== The records ==
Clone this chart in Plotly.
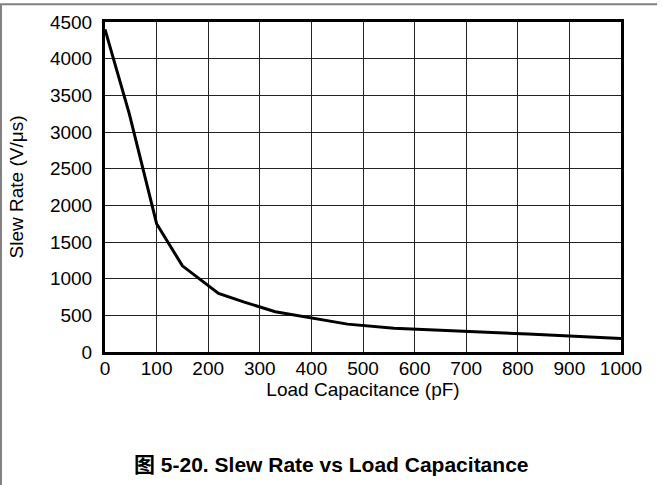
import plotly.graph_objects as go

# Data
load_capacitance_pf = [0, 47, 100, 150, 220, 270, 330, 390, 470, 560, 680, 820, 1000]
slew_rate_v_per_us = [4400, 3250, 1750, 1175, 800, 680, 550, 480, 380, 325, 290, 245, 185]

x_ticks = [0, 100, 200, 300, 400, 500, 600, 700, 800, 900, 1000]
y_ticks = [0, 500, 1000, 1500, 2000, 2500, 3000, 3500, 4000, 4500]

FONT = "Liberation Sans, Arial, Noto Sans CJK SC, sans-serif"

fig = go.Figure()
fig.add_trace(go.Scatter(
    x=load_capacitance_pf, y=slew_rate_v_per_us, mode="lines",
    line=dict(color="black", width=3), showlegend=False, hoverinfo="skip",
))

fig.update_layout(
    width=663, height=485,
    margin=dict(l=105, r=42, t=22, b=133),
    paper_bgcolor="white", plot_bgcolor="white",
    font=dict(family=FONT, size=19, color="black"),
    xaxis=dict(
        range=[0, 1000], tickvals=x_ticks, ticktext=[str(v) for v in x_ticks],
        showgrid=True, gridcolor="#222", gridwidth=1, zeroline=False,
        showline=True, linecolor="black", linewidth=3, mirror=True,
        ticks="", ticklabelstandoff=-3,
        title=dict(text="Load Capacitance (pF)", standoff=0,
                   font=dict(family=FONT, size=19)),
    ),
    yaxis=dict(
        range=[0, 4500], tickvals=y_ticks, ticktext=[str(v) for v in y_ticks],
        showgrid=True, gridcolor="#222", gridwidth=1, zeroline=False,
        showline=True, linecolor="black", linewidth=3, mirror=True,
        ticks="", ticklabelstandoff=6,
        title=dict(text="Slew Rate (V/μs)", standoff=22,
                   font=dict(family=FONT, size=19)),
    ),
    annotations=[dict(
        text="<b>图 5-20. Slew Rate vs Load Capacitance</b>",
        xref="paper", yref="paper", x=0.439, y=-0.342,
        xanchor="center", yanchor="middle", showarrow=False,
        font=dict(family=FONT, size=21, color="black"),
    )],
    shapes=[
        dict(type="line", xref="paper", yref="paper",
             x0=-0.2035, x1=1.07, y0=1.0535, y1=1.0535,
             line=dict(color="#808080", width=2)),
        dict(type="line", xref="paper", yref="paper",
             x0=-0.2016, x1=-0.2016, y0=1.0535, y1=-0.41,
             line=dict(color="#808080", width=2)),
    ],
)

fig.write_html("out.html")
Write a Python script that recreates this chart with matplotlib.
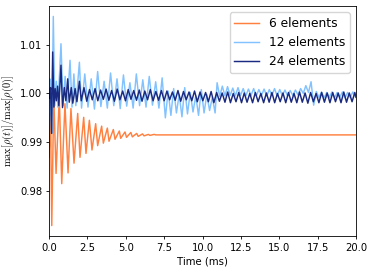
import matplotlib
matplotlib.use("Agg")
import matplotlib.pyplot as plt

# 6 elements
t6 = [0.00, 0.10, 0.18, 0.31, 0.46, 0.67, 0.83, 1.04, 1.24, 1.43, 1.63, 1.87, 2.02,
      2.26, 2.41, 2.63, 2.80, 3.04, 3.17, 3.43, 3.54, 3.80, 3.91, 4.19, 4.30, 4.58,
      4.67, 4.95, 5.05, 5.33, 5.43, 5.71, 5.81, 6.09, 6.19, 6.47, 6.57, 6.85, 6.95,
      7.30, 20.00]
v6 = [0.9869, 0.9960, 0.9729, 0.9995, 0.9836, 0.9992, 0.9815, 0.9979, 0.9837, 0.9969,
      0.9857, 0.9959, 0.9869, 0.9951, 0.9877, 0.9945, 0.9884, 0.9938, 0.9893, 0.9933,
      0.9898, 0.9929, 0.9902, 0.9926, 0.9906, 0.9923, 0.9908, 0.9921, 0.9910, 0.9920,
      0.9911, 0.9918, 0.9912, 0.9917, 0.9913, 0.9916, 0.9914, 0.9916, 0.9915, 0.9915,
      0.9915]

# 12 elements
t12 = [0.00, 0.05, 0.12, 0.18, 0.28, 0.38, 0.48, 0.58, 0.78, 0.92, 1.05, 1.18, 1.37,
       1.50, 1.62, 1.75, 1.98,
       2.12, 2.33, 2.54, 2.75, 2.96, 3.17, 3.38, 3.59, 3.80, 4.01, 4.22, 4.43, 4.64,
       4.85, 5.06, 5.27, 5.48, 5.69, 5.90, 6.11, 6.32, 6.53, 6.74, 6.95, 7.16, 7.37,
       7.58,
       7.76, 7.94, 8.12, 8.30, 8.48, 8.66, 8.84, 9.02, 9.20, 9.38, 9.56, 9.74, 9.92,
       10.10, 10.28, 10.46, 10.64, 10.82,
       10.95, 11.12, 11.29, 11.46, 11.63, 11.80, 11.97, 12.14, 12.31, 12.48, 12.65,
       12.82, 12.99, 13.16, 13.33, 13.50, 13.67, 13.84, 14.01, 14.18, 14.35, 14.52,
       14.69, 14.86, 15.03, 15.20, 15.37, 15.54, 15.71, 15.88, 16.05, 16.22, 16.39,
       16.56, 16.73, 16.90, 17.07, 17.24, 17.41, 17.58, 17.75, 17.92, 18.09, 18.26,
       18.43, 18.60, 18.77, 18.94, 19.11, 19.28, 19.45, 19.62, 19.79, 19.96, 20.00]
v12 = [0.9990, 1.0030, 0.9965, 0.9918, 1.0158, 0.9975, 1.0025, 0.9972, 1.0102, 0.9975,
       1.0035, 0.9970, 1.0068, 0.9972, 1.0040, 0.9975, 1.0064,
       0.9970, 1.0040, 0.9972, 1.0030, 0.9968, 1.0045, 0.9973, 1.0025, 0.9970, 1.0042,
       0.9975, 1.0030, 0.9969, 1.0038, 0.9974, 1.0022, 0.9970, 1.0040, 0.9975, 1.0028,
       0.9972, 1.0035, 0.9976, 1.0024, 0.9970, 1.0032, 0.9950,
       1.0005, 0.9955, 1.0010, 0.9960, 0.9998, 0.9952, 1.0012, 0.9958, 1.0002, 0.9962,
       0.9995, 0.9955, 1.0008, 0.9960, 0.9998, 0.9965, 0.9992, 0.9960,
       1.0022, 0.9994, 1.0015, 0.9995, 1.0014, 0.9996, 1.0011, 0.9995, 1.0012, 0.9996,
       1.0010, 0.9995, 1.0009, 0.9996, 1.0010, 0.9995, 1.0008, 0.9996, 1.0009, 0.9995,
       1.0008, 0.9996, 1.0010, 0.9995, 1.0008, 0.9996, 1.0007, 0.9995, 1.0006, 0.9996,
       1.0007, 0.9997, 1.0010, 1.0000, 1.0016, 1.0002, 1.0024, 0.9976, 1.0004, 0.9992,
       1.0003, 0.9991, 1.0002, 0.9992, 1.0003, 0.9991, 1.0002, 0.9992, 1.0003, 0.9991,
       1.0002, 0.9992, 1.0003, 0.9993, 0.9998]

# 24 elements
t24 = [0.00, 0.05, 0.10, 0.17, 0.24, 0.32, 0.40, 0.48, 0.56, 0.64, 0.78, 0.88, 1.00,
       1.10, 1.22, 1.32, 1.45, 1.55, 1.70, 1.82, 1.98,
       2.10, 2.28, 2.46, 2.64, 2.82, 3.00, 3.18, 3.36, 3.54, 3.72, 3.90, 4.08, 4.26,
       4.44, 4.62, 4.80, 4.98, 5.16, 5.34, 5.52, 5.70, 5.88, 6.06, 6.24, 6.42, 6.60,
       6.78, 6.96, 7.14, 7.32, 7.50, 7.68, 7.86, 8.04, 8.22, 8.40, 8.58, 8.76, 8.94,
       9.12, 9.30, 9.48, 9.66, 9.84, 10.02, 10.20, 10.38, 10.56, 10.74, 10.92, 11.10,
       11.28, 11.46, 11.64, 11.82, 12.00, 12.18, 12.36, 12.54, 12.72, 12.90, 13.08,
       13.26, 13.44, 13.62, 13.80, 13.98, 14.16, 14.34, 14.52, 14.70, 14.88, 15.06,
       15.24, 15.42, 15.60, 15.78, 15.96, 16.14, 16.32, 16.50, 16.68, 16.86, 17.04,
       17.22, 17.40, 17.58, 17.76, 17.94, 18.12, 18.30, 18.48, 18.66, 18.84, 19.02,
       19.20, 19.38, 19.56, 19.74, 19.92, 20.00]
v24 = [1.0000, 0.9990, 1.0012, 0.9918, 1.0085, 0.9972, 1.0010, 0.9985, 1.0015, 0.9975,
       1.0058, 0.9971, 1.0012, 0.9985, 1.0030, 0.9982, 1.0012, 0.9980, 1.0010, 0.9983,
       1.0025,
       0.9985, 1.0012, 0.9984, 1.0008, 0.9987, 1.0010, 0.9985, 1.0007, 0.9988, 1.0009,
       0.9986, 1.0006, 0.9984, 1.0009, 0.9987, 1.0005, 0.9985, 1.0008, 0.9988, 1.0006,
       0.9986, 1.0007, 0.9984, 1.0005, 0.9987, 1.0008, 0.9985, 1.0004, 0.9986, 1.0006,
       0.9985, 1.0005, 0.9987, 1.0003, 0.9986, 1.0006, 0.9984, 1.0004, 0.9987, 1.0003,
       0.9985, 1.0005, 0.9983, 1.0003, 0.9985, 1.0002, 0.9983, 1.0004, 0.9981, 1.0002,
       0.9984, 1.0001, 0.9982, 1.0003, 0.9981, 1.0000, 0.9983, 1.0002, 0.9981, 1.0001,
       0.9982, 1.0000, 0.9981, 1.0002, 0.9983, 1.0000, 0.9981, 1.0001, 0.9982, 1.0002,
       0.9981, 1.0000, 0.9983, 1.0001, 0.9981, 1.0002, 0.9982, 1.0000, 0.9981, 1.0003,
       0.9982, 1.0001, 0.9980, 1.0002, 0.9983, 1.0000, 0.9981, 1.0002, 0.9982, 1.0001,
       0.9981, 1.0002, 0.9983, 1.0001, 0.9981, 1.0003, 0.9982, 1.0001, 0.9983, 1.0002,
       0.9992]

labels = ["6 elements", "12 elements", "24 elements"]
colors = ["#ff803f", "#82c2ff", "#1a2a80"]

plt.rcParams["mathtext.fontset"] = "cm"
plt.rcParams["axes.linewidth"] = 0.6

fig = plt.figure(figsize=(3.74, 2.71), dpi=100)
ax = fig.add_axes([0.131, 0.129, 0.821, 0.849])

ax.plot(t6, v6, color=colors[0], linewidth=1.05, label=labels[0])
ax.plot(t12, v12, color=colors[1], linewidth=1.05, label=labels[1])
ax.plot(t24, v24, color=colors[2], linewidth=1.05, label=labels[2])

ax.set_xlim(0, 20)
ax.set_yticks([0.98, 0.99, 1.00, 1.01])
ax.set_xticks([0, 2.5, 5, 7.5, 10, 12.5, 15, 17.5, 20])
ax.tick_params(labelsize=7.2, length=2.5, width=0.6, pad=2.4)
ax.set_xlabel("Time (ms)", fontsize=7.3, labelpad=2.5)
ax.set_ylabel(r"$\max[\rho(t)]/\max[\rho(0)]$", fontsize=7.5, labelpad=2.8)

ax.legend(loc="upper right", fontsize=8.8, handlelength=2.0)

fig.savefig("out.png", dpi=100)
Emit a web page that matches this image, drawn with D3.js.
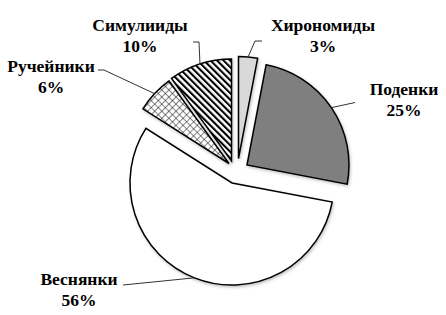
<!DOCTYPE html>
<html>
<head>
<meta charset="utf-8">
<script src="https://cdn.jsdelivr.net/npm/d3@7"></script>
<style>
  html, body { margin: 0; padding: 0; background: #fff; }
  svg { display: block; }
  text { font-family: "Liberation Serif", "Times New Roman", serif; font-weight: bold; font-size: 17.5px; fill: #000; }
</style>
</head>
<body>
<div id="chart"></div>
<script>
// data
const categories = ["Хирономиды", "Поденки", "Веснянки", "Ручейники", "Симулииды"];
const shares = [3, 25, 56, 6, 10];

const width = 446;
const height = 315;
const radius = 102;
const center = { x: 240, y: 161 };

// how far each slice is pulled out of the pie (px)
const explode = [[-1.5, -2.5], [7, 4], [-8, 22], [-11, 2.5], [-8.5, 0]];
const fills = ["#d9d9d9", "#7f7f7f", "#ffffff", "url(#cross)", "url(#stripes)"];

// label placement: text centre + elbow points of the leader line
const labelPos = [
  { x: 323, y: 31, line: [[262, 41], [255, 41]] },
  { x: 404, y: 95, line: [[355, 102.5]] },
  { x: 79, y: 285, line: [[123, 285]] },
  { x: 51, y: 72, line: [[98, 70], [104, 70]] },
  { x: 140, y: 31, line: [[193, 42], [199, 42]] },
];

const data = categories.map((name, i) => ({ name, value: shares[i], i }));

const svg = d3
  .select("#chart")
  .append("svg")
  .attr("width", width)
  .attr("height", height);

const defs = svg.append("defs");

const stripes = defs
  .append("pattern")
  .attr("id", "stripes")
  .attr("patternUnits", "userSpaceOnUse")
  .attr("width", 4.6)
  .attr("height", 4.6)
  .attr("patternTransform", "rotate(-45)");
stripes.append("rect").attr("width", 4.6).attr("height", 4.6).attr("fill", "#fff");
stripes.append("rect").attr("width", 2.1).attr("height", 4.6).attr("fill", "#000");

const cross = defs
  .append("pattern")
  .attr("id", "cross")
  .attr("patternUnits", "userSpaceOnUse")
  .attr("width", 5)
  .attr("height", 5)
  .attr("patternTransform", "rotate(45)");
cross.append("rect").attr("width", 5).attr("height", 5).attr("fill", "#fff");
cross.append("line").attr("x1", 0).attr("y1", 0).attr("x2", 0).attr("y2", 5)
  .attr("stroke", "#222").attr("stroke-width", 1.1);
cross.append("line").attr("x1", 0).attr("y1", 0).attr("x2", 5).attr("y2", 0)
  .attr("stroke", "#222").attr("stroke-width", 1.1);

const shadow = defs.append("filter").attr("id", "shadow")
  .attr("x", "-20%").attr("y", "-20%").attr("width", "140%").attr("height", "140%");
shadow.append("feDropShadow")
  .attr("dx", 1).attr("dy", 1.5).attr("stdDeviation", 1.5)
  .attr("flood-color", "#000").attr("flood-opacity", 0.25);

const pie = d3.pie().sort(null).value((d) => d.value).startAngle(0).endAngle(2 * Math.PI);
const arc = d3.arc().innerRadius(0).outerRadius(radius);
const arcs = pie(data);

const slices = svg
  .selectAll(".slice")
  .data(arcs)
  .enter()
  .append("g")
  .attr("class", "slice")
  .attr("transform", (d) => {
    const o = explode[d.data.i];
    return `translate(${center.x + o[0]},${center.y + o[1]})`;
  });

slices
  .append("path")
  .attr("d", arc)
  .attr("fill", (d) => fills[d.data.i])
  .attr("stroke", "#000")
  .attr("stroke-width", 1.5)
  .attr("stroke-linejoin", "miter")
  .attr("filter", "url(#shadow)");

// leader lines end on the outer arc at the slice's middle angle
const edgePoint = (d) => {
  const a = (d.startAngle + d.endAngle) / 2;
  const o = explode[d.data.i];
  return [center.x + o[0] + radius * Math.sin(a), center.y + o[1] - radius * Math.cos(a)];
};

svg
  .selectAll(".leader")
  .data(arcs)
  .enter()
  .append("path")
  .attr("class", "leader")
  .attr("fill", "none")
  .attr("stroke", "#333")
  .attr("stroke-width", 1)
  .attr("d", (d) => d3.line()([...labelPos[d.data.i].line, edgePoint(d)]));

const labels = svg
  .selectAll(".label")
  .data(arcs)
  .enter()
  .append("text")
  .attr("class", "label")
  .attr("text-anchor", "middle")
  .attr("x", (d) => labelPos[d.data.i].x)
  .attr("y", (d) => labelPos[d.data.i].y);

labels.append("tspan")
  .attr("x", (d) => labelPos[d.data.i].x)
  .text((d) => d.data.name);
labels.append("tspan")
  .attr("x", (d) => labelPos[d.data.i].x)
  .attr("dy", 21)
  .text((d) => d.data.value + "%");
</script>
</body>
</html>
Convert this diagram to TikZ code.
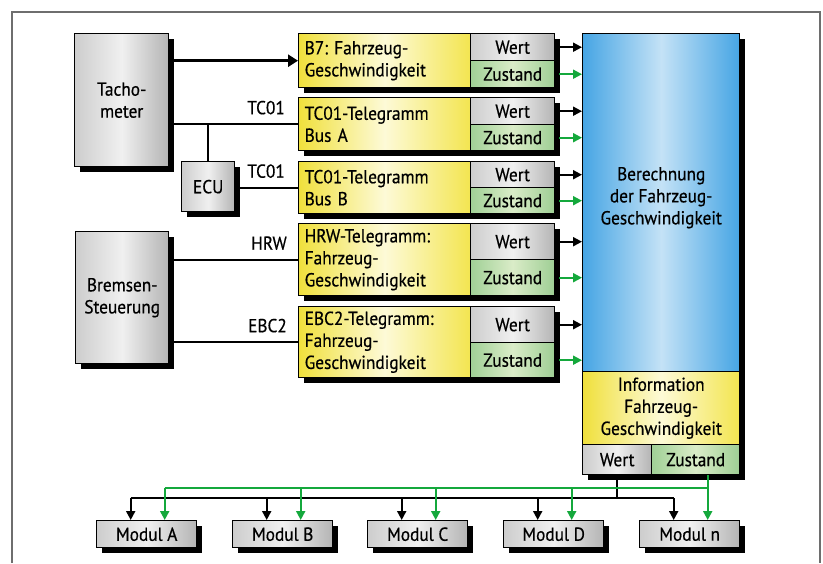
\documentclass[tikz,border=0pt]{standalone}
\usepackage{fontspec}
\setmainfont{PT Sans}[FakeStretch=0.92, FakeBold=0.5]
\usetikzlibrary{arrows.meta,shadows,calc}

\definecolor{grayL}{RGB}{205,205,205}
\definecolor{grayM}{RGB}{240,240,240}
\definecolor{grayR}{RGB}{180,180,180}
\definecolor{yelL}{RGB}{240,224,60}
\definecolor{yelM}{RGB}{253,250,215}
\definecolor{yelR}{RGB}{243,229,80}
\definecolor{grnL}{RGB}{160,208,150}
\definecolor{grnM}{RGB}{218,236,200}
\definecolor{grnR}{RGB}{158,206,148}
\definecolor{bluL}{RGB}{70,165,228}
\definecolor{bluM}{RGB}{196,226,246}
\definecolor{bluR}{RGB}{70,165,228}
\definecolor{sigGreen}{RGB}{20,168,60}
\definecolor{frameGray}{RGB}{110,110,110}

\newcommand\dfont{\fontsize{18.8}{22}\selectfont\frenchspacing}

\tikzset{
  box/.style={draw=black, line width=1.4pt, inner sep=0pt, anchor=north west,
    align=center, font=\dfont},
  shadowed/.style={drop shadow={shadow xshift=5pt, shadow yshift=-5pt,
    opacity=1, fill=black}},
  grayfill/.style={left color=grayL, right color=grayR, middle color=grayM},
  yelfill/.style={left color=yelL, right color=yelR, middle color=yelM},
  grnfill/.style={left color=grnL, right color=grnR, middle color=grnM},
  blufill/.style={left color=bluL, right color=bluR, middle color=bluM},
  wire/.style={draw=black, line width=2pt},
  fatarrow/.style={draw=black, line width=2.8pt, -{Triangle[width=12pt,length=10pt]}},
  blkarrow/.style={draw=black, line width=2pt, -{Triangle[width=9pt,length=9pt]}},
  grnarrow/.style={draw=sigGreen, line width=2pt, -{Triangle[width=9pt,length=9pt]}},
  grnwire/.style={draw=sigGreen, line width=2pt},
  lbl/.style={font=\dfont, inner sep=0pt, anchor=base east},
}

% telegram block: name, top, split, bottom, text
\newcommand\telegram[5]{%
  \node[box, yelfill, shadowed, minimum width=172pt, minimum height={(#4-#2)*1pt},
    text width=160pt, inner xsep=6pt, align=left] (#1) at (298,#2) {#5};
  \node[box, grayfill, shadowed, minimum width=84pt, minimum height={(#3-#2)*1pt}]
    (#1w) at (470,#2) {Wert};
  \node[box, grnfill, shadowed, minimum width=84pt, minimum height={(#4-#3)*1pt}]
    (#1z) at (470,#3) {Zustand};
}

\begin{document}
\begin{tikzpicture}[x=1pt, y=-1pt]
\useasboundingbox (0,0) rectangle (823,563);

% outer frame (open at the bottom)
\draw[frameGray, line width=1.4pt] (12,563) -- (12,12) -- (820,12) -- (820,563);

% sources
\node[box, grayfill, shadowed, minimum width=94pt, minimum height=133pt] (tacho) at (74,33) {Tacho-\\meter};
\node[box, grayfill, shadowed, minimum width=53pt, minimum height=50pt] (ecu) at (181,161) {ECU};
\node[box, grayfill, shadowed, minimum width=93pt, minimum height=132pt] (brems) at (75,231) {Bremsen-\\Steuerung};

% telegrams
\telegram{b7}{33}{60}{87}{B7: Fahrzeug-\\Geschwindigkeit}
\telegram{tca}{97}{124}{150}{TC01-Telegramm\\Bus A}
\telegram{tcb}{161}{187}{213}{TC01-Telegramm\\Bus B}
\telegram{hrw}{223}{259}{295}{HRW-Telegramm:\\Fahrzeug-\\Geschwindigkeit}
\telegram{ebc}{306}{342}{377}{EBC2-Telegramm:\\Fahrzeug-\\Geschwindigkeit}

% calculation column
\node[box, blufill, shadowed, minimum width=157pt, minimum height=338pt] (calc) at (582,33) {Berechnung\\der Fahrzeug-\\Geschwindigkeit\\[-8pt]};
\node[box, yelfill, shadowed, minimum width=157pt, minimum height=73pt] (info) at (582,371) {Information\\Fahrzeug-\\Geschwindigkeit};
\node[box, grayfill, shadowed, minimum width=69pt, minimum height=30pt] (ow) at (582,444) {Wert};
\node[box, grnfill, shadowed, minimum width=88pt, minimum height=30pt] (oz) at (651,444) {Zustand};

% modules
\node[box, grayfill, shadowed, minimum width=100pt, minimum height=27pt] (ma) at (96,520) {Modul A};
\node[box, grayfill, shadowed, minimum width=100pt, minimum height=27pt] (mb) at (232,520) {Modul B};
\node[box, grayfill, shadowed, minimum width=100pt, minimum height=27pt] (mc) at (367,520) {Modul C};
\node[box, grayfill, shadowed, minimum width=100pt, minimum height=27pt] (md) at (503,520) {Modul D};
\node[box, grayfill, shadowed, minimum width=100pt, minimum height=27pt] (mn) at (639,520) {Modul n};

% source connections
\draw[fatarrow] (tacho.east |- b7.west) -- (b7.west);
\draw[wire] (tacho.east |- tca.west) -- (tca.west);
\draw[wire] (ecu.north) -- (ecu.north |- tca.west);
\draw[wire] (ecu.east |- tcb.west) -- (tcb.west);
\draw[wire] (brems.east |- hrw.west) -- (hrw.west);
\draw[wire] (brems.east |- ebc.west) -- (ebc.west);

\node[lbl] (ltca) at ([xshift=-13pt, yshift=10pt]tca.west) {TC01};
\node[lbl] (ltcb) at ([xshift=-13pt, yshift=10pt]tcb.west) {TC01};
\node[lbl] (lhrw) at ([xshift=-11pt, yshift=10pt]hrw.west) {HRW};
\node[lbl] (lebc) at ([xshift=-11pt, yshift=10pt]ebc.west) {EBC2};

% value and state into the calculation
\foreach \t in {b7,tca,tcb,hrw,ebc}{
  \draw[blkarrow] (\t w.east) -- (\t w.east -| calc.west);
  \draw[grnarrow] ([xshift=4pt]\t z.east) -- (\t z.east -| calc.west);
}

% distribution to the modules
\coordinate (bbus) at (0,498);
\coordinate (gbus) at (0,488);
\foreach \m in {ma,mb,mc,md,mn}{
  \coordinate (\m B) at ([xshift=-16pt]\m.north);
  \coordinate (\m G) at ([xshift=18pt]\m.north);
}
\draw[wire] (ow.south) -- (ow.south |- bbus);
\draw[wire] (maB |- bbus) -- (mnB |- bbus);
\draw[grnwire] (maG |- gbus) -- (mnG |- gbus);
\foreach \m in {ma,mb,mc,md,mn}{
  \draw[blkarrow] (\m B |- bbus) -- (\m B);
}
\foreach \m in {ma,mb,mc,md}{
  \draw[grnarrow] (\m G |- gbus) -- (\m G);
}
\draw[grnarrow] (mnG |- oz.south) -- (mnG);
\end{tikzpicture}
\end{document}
===
Write out every line of the entries that holds the word "with".

# Expected output
Write a Python script that recreates this chart with matplotlib.
Emit a web page that matches this image, drawn with D3.js.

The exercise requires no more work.